All were ultimately about land, and Von der Heyde’s list doesn’t include the thousands of small-scale ‘neighbour versus neighbour’ conflicts over land, which continue today and sometimes lead to bloodshed. The Cape government’s Glen Grey Act of 1894 was the first legislative step taken to force people off land. The Land Act of 1913 was the second. Other racially-based laws governing property ownership followed.

The ANC government has inherited a mess and needs to sort it out. Organised agriculture is doing its best to help government find and implement practical solutions, but there’s a long way to go. Worse, the re-opening of the window period for land claims and harebrained schemes such as Minister Nkwinti’s 50/50 proposal have increased the uncertainty felt by many landowners.

Just another business risk
As with any other business risk – fire, flood or drought, for example – you can take steps to mitigate the risk associated with the land problem, and there are solutions! The primary skill of successful farmers is to manage the resources required to produce food or fibre and sell it at a price higher than its cost of production. Most of our farmers excel at this, otherwise they wouldn’t still be farming. And, yes, land is required.
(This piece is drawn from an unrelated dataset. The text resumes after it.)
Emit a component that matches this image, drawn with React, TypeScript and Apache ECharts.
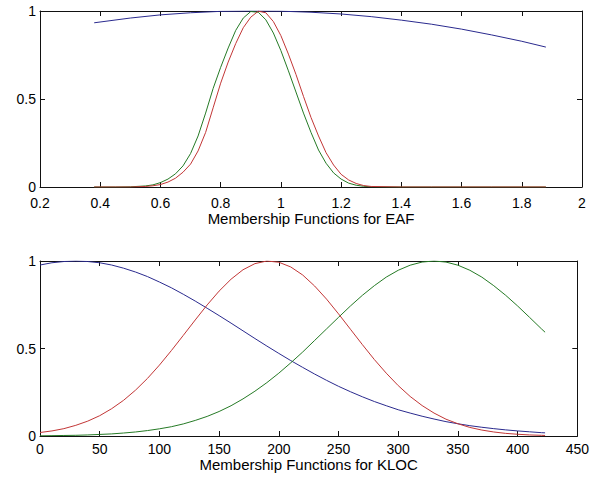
import React, { useEffect, useRef } from "react";
import * as echarts from "echarts";

// ---------- Data: EAF (top plot) ----------
const eafBlueX = [0.38, 0.5, 0.6, 0.7, 0.8, 0.9, 1.0, 1.1, 1.2, 1.3, 1.4, 1.5, 1.6, 1.7, 1.8, 1.88];
const eafBlue = [0.933, 0.96, 0.978, 0.99, 0.998, 1, 0.999, 0.993, 0.983, 0.968, 0.948, 0.925, 0.897, 0.864, 0.828, 0.795];

const eafX = [
  0.38, 0.45, 0.5, 0.55, 0.575, 0.6, 0.625, 0.65, 0.675, 0.7, 0.725, 0.75, 0.775, 0.8, 0.825,
  0.85, 0.875, 0.9, 0.925, 0.95, 0.975, 1.0, 1.025, 1.05, 1.075, 1.1, 1.125, 1.15, 1.175, 1.2,
  1.225, 1.25, 1.275, 1.3, 1.4, 1.5, 1.6, 1.7, 1.8, 1.88,
];
const eafGreen = [
  0, 0, 0.001, 0.006, 0.012, 0.025, 0.045, 0.075, 0.12, 0.19, 0.29, 0.42, 0.56, 0.68, 0.79,
  0.89, 0.96, 0.997, 0.993, 0.95, 0.875, 0.775, 0.66, 0.54, 0.42, 0.31, 0.21, 0.135, 0.08, 0.045,
  0.022, 0.01, 0.004, 0.001, 0, 0, 0, 0, 0, 0,
];
const eafRed = [
  0, 0, 0, 0.003, 0.007, 0.014, 0.028, 0.05, 0.084, 0.13, 0.205, 0.31, 0.45, 0.59, 0.71,
  0.815, 0.905, 0.965, 0.999, 0.99, 0.94, 0.86, 0.755, 0.64, 0.515, 0.395, 0.29, 0.195, 0.125, 0.072,
  0.04, 0.02, 0.008, 0.003, 0, 0, 0, 0, 0, 0,
];

// ---------- Data: KLOC (bottom plot) ----------
const klocX = [
  0, 10, 20, 30, 40, 50, 60, 70, 80, 90, 100, 110, 120, 130, 140, 150, 160, 170, 180, 190, 200,
  210, 220, 230, 240, 250, 260, 270, 280, 290, 300, 310, 320, 330, 340, 350, 360, 370, 380, 390,
  400, 410, 420, 423,
];
const klocBlue = [
  0.977, 0.99, 0.997, 1, 0.997, 0.99, 0.977, 0.959, 0.937, 0.911, 0.88, 0.847, 0.81, 0.771, 0.73,
  0.688, 0.645, 0.601, 0.557, 0.514, 0.472, 0.431, 0.392, 0.354, 0.318, 0.284, 0.253, 0.224, 0.197,
  0.173, 0.15, 0.131, 0.113, 0.097, 0.082, 0.07, 0.059, 0.05, 0.042, 0.035, 0.029, 0.024, 0.019, 0.018,
];
const klocRed = [
  0.02, 0.029, 0.042, 0.061, 0.085, 0.116, 0.156, 0.204, 0.262, 0.329, 0.405, 0.488, 0.575, 0.663,
  0.749, 0.828, 0.896, 0.95, 0.985, 1, 0.993, 0.966, 0.92, 0.857, 0.782, 0.698, 0.61, 0.522, 0.437,
  0.359, 0.288, 0.226, 0.174, 0.131, 0.096, 0.07, 0.049, 0.034, 0.023, 0.015, 0.01, 0.006, 0.004, 0.003,
];
const klocGreen = [
  0.001, 0.002, 0.003, 0.004, 0.006, 0.009, 0.012, 0.017, 0.023, 0.031, 0.041, 0.053, 0.069, 0.089,
  0.112, 0.14, 0.173, 0.212, 0.256, 0.305, 0.359, 0.418, 0.48, 0.546, 0.612, 0.678, 0.743, 0.804,
  0.859, 0.908, 0.947, 0.976, 0.994, 1, 0.994, 0.976, 0.947, 0.908, 0.859, 0.804, 0.743, 0.678, 0.612, 0.593,
];

const eafTicks = { min: 0.2, max: 2, interval: 0.2 };
const klocTicks = { min: 0, max: 450, interval: 50 };
const yTicks = { min: 0, max: 1, interval: 0.5 };
const titles = ["Membership Functions for EAF", "Membership Functions for KLOC"];

const BLUE = "#2a2a8e";
const GREEN = "#257a25";
const RED = "#c23636";
const FONT = "'Liberation Sans', Arial, sans-serif";

function zip(xs: number[], ys: number[]) {
  return xs.map((x, i) => [x, ys[i]]);
}

export default function App() {
  const ref = useRef<HTMLDivElement>(null);
  useEffect(() => {
    if (!ref.current) return;
    const chart = echarts.init(ref.current, undefined, { renderer: "svg" });
    const axisLine = { show: true, onZero: false, lineStyle: { color: "#111", width: 1 } };
    const tick = { show: true, inside: true, length: 5, lineStyle: { color: "#111" } };
    const label = { color: "#000", fontSize: 14, fontFamily: FONT };
    const mkX = (grid: number, t: any, name: string, margin: number, gap: number) => [
      {
        type: "value", gridIndex: grid, position: "bottom", ...t,
        axisLine, axisTick: tick, splitLine: { show: false },
        axisLabel: { ...label, margin },
        name, nameLocation: "middle", nameGap: gap,
        nameTextStyle: { color: "#000", fontSize: 15, fontFamily: FONT },
      },
      {
        type: "value", gridIndex: grid, position: "top", ...t,
        axisLine, axisTick: tick, splitLine: { show: false }, axisLabel: { show: false },
      },
    ];
    const mkY = (grid: number) => [
      {
        type: "value", gridIndex: grid, position: "left", ...yTicks,
        axisLine, axisTick: tick, splitLine: { show: false },
        axisLabel: { ...label, margin: 4 },
      },
      {
        type: "value", gridIndex: grid, position: "right", ...yTicks,
        axisLine, axisTick: tick, splitLine: { show: false }, axisLabel: { show: false },
      },
    ];
    const line = (name: string, color: string, data: number[][], xi: number, yi: number) => ({
      type: "line", name, data, xAxisIndex: xi, yAxisIndex: yi,
      showSymbol: false, symbol: "none", smooth: false,
      lineStyle: { color, width: 1 }, itemStyle: { color },
    });
    chart.setOption({
      animation: false,
      backgroundColor: "#fff",
      grid: [
        { left: 40, top: 11, width: 542, height: 176 },
        { left: 40, top: 261, width: 542, height: 175 },
      ],
      xAxis: [...mkX(0, eafTicks, titles[0], 9, 22), ...mkX(1, klocTicks, titles[1], 6, 15)],
      yAxis: [...mkY(0), ...mkY(1)],
      series: [
        line("eaf-blue", BLUE, zip(eafBlueX, eafBlue), 0, 0),
        line("eaf-green", GREEN, zip(eafX, eafGreen), 0, 0),
        line("eaf-red", RED, zip(eafX, eafRed), 0, 0),
        line("kloc-blue", BLUE, zip(klocX, klocBlue), 2, 2),
        line("kloc-green", GREEN, zip(klocX, klocGreen), 2, 2),
        line("kloc-red", RED, zip(klocX, klocRed), 2, 2),
      ],
    });
    return () => chart.dispose();
  }, []);
  return (
    <div
      ref={ref}
      style={{ position: "fixed", left: 0, top: 0, width: 592, height: 484, background: "#fff" }}
    />
  );
}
But is it necessary to ‘own’ it, to hold the title deed? You can farm just as successfully on land owned by someone else, and many do.

Obviously there needs to be security of tenure, such as leasehold, and this must take into account production cycles – shorter terms for seasonal crops, and longer terms for, say, tree crops. But it could be an option for you.

Leasehold
Here’s how it works. Sell the land, but keep farming and take the risk on the crop. Your landlord takes the risk on the land, and you can be assured that as long as you’re paying a fair commercial price for use of the land, he will fight alongside you to hold onto the title if threatened. If you’re unable to find a ready third party buyer for your land, transfer ‘ownership’ to a bank
by making use of its collateral value and arrange a loan to the level of its full value.

“But,” I hear you say, “this means debt” – or rather, more debt! Yes it does, but so what? As long as your cash flow enables you to service the debt, it makes financial sense to use your business’s debt capacity. Needless to say, the bank will not be
prepared to make the loan if the business cannot service the debt, so you’ll have to be a profitable business.

Now I hear you say: “But this will reduce the profits!”

Again, so what? Your shareholders will welcome the opportunity to place their cash in other ventures, and part of the cost of the debt will be shared by SARS. The major advantage  for the business, here, is that the land risk is now shared with the bank, and if threatened, it will back you all the way. Well-structured debt is an important defensive strategic option to mitigate land risk.

Don’t get emotional
A last point, which brings in emotion and blurs rational decision-making, is the fact that South African farmers generally live on their farms. The farm is not only a business but a beloved home. While many will acknowledge that the business is one thing,
and their home another, it’s difficult to separate them in practice. But nothing lasts forever. You don’t have to live on your farm. I raised my family on a farm. We relocated to suburbia in a lovely Lowveld town and, while we miss the space, and often reminisce about our previous life, there are many benefits to being in town. But that’s another story.